For the rest of the war Garbo/Arabel worked with a prolific skill that verged on genius. By 1944 he headed, so the Germans believed, an organisation in Britain of fourteen active agents and eleven valuable contacts. By then his organisation had sent them about four hundred secret letters and transmitted about two thousand radio reports, for which they had paid some £20,000.

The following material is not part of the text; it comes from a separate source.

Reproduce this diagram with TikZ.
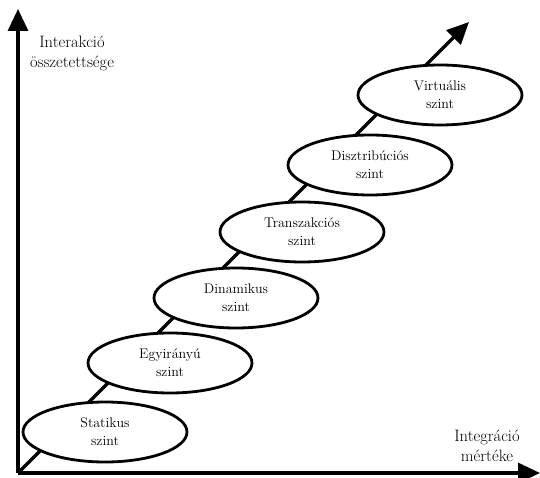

Perhaps the greatest achievement of the Garbo network was to help persuade the Germans that the main D Day landings would take place in the Pas de Calais area, and that the Normandy attack was only a diversion. The German Secret Service not only believed this; it went on believing it. Three days after D Day, Garbo sent an urgent warning that the real assault was now about to strike the Pas de Calais area. Immediately, two Panzer Divisions were sent there. At least seven German divisions which might have been expected to be sent to Normandy were kept in the Pas de Calais area for two weeks after D Day. To the end, it seems, the Germans were convinced that the only reason why the Pas de Calais attack never took place was because the Normandy landings were unexpectedly successful. This explains the German's continued trust in Garbo's reports. In December, 1944, when the British decorated him with the M.B.E., the Germans were trying hard (despite the obstacle of his Spanish nationality) to award him the Iron Cross, Second Class.

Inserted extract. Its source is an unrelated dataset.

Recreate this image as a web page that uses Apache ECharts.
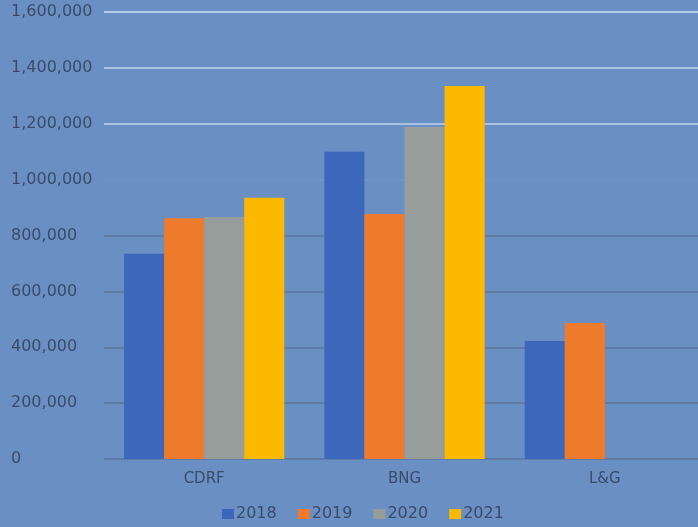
<!DOCTYPE html>
<html><head><meta charset="utf-8">
<script src="https://cdn.jsdelivr.net/npm/echarts@6/dist/echarts.min.js"></script>
<style>html,body{margin:0;padding:0;background:#6a8fc3;overflow:hidden;width:698px;height:527px;}#c{width:712px;height:527px;}</style>
</head><body><div id="c"></div>
<script>
const categories = ['CDRF', 'BNG', 'L&G'];
const years = ['2018', '2019', '2020', '2021'];
const v2018 = [735000, 1100000, 422000];
const v2019 = [862000, 877000, 487000];
const v2020 = [866000, 1188000, null];
const v2021 = [935000, 1335000, null];
const yTicks = [0, 200000, 400000, 600000, 800000, 1000000, 1200000, 1400000, 1600000];

const seriesData = [v2018, v2019, v2020, v2021];
const colors = ['#3d67ba', '#ee7a2b', '#979d9b', '#fdb902'];
const chart = echarts.init(document.getElementById('c'));
chart.setOption({
  backgroundColor: '#6a8fc3',
  animation: false,
  color: colors,
  textStyle: { fontFamily: 'DejaVu Sans, sans-serif' },
  grid: { left: 104, right: 7, top: 12, height: 447, containLabel: false },
  legend: {
    top: 501, left: 217, itemWidth: 12, itemHeight: 10, itemGap: 21,
    icon: 'rect',
    textStyle: { color: '#3b4b68', fontSize: 16, padding: [0, 0, 0, -3] },
    data: years
  },
  xAxis: {
    type: 'category', data: categories,
    axisLine: { lineStyle: { color: '#5f7ca6', width: 1 } },
    axisTick: { show: false },
    axisLabel: { color: '#3b4b68', fontSize: 15, margin: 13 }
  },
  yAxis: {
    type: 'value', min: 0, max: 1600000, interval: 200000,
    axisLine: { show: false }, axisTick: { show: false },
    axisLabel: {
      color: '#3b4b68', fontSize: 16, margin: 93, align: 'left',
      formatter: v => yTicks.includes(v) ? v.toLocaleString('en-US') : ''
    },
    splitLine: { lineStyle: { width: 2, color: ['#5f7ca6', '#5f7ca6', '#5f7ca6', '#5f7ca6', '#5f7ca6', '#6f93c6', '#a9c2e3', '#a9c2e3', '#b5cbe8'] } }
  },
  series: years.map((y, i) => ({
    name: y, type: 'bar', data: seriesData[i],
    barGap: '0%', barCategoryGap: '20%'
  }))
});
</script></body></html>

Garbo was only one-- although perhaps the outstanding one-- of many double-agents controlled by the British Secret Service. Astonishingly, MI5 was so successful in intercepting enemy agents and immediately 'turning them around' that before long all German agents in Britain were double-agents, transmitting misinformation to the Abwehr.
In his excellent book, The Double-Cross System, 1939-1945, J.C. Masterman writes: 'by means of the double-agent system we actively ran and controlled the German espionage system in this country.' He goes on: 'This is at first blush a staggering claim and one which in the nature of things could not be advanced until late in the history of the war.' According to Masterman, MI5 controlled about 120 double-agents, 39 of whom were important enough to be described in his book. It is a totally convincing account of a brilliant triumph.

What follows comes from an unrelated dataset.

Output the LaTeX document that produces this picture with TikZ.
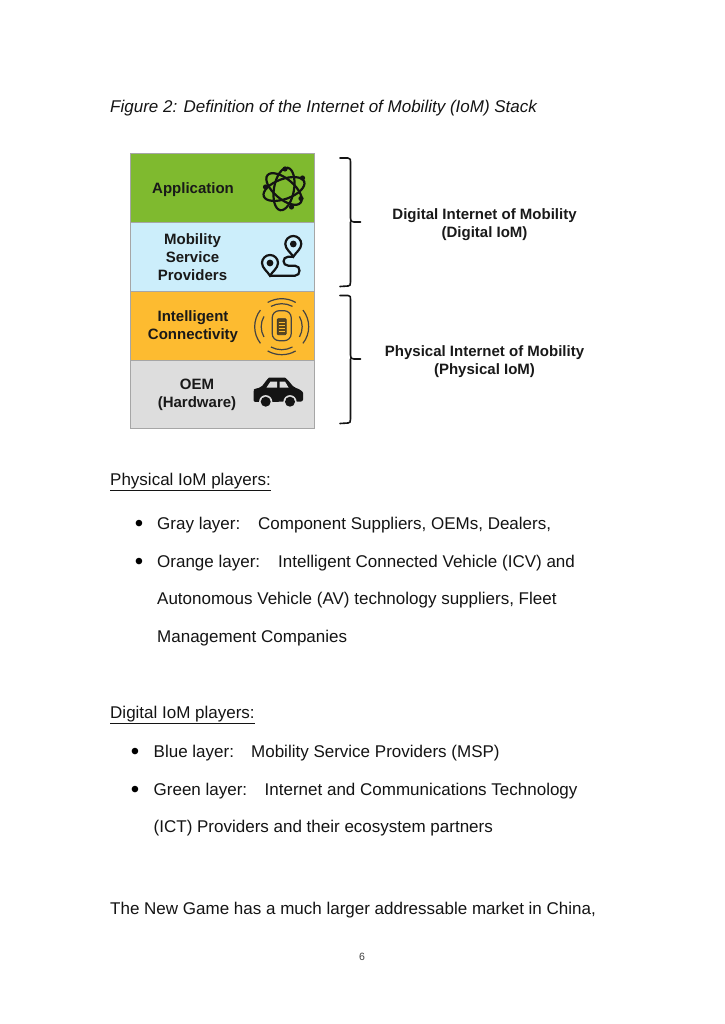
\documentclass[tikz,border=0pt]{standalone}
\usepackage{fontspec}
\setmainfont{Liberation Sans}
\definecolor{lgreen}{HTML}{7FBA2F}
\definecolor{lblue}{HTML}{CCEEFB}
\definecolor{lorange}{HTML}{FDBB30}
\definecolor{lgray}{HTML}{DDDDDD}
\definecolor{lborder}{HTML}{A6A6A6}
\definecolor{icon}{HTML}{141414}
\tikzset{
  layer/.style={draw=lborder,line width=1pt},
  body/.style={anchor=base west,inner sep=0pt,font=\fontsize{17}{17}\selectfont,text=black!92},
  bul/.style={anchor=base,inner sep=0pt,font=\fontsize{24}{24}\selectfont,yshift=-2pt},
  lab/.style={anchor=base,inner sep=0pt,font=\fontsize{15}{15}\selectfont\bfseries,text=black!90},
  brace/.style={draw=icon,line width=1.6pt,line cap=round,line join=round},
  ic/.style={draw=icon,line width=2.2pt},
  wave/.style={draw=icon!80,line width=1.2pt}
}
\newcommand{\pinshape}{(0,12.7) .. controls (-2.5,8.5) and (-8,5) .. (-8,0) .. controls (-8,-4.4) and (-4.4,-8) .. (0,-8) .. controls (4.4,-8) and (8,-4.4) .. (8,0) .. controls (8,5) and (2.5,8.5) .. (0,12.7) -- cycle}
\begin{document}
\begin{tikzpicture}[x=1pt,y=-1pt]
\useasboundingbox (0,0) rectangle (724,1024);
\fill[white] (0,0) rectangle (724,1024);
% caption
\node[body,font=\fontsize{17}{17}\selectfont\itshape] (cap) at (110,113) {Figure 2: Definition of the Internet of Mobility (IoM) Stack};
% layers
\filldraw[layer,fill=lgreen] (130.5,154) rectangle (314.5,222.5);
\filldraw[layer,fill=lblue] (130.5,222.5) rectangle (314.5,291);
\filldraw[layer,fill=lorange] (130.5,291) rectangle (314.5,360);
\filldraw[layer,fill=lgray] (130.5,360) rectangle (314.5,428.5);
% layer labels
\node[lab] (a1) at (193,194) {Application};
\node[lab] (m1) at (192.5,244) {Mobility};
\node[lab] (m2) at (192.5,262) {Service};
\node[lab] (m3) at (192.5,280) {Providers};
\node[lab] (i1) at (193,321) {Intelligent};
\node[lab] (i2) at (193,339) {Connectivity};
\node[lab] (o1) at (197,389) {OEM};
\node[lab] (o2) at (197,407) {(Hardware)};
% atom
\begin{scope}[shift={(284,189)}]
  \foreach \r in {20,80,140} \draw[ic,rotate=\r] (0,0) ellipse [x radius=21.5,y radius=10];
  \foreach \x/\y in {-18.5/-2,7.5/18,17/9.5,18.5/-11,1/-20} \fill[icon] (\x,\y) circle (2.6);
\end{scope}
% route pins
\begin{scope}[shift={(293.3,244)}]
  \draw[ic] \pinshape;
  \fill[icon] (0,0) circle (3.4);
\end{scope}
\begin{scope}[shift={(270,263)}]
  \draw[ic] \pinshape;
  \fill[icon] (0,0) circle (3.4);
\end{scope}
\draw[ic,line cap=round] (270,275.7) -- (295,275.7) .. controls (301,275.7) and (301,265.7) .. (295,265.7) -- (288.3,265.7) .. controls (282,265.7) and (282,256.7) .. (288.3,256.7) -- (293.3,256.7);
% connectivity
\begin{scope}[shift={(281.7,326.7)},y=1pt]
  \foreach \a in {0,180} {
    \draw[wave] (\a-38:27) arc[start angle=\a-38,end angle=\a+38,radius=27];
    \draw[wave] (\a-30:20.5) arc[start angle=\a-30,end angle=\a+30,radius=20.5];
    \draw[wave] (\a+90-30:28) arc[start angle=\a+90-30,end angle=\a+90+30,radius=28];
    \draw[wave] (\a+90-28:23) arc[start angle=\a+90-28,end angle=\a+90+28,radius=23];
  }
  \draw[wave,rounded corners=7pt] (-9.5,16) rectangle (9.5,-14);
  \filldraw[draw=icon!85,fill=icon!70!lorange,line width=.8pt,rounded corners=1pt] (-4.5,8) rectangle (4.5,-8);
  \foreach \y in {-5,-2,1,4} \draw[lorange,line width=.8pt] (-3,\y) -- (3,\y);
\end{scope}
% car
\fill[icon,rounded corners=2pt] (253.5,402) -- (253.5,391.5) .. controls (254,389) and (258,388) .. (261,387.5) -- (267.5,379) .. controls (269,377.5) and (285,377.5) .. (287,379) -- (294,387.5) .. controls (300,389) and (303,392) .. (303,395) -- (303,401.5) -- cycle;
\fill[lgray] (266.5,387.5) -- (270.5,381.5) -- (277,381.5) -- (277,387.5) -- cycle;
\fill[lgray] (279.5,387.5) -- (279.5,381.5) -- (285,381.5) -- (288.5,387.5) -- cycle;
\foreach \x in {265.7,290} {
  \fill[lgray] (\x,401.7) circle (6.6);
  \fill[icon] (\x,401.7) circle (5);
}
% braces
\draw[brace] (340,158) -- (348,158) .. controls (350.5,158) and (350.5,160) .. (350.5,162) -- (350.5,218) .. controls (350.5,221) and (351,222) .. (354,222) -- (360.5,222);
\draw[brace] (350.5,222) .. controls (350.5,223) .. (350.5,226) -- (350.5,282) .. controls (350.5,285) and (350,286) .. (348,286) -- (340,286.5);
\draw[brace] (340,295.5) -- (348,295.5) .. controls (350.5,295.5) and (350.5,297) .. (350.5,299) -- (350.5,355) .. controls (350.5,358) and (351,359) .. (354,359) -- (360.5,359);
\draw[brace] (350.5,359) .. controls (350.5,360) .. (350.5,363) -- (350.5,419) .. controls (350.5,422) and (350,423) .. (348,423) -- (340,423.5);
% group labels
\node[lab] (d1) at (484.5,219) {Digital Internet of Mobility};
\node[lab] (d2) at (484.5,237.5) {(Digital IoM)};
\node[lab] (p1) at (484.5,356) {Physical Internet of Mobility};
\node[lab] (p2) at (484.5,374) {(Physical IoM)};
% body
\node[body] (h1) at (110,485) {\underline{Physical IoM players:}};
\node[bul] (b1) at (139,529) {•};
\node[body] (t1) at (157,529) {\makebox[101pt][l]{Gray layer:}Component Suppliers, OEMs, Dealers,};
\node[bul] (b2) at (139,567) {•};
\node[body] (t2) at (157,567) {\makebox[121pt][l]{Orange layer:}Intelligent Connected Vehicle (ICV) and};
\node[body] (t3) at (157,604) {Autonomous Vehicle (AV) technology suppliers, Fleet};
\node[body] (t4) at (157,642) {Management Companies};
\node[body] (h2) at (110,718) {\underline{Digital IoM players:}};
\node[bul] (b3) at (135,757) {•};
\node[body] (t5) at (153.5,757) {\makebox[97.5pt][l]{Blue layer:}Mobility Service Providers (MSP)};
\node[bul] (b4) at (135,795) {•};
\node[body] (t6) at (153.5,795) {\makebox[111pt][l]{Green layer:}Internet and Communications Technology};
\node[body] (t7) at (153.5,832) {(ICT) Providers and their ecosystem partners};
\node[body] (t8) at (110,914) {The New Game has a much larger addressable market in China,};
\node[anchor=base,inner sep=0pt,font=\fontsize{10.5}{10.5}\selectfont,text=black!75] (pg) at (362,960) {6};
\end{tikzpicture}
\end{document}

Others characters in my story were also suggested by real people or events. 'Eagle' was based on an individual code-named 'Ostro', one of several Germans living in the Iberian Peninsula who supplied information to the Abwehr which (so they claimed) came from agents in England; in fact their reports were invented. Wolfgang Adler's fate emerged as the logical conclusion of a threat to the Double-Cross system that was, in fact, posed by certain Abwehr officials when they attempted to desert the German cause. If they had succeeded, the Abwehr would naturally have expected its agents to be betrayed and arrested; thus the defection had to be prevented at all costs -- a response which must have considerably depressed and bewildered the would-be defectors.
The man in charge of British counter-espionage in Spain and Portugal for most of the war was Kim Philby, then chief assistant of Section V in MI6. His staff included Graham Greene and Malcolm Muggeridge, and Philby was outstandingly good at his job. I have juggled history by actively involving Philby in the Double-Cross System, which was not his department, and by installing him in Lisbon: he visited Portugal but his office was in England.
As for the earlier episodes in my story: the references to the Visions at Fatima and the account of the Battle of Jarama are substantially accurate, as are the descriptions of the bombings of Durango and Guernica. Everything else I made up; which is not to say that it could not have happened.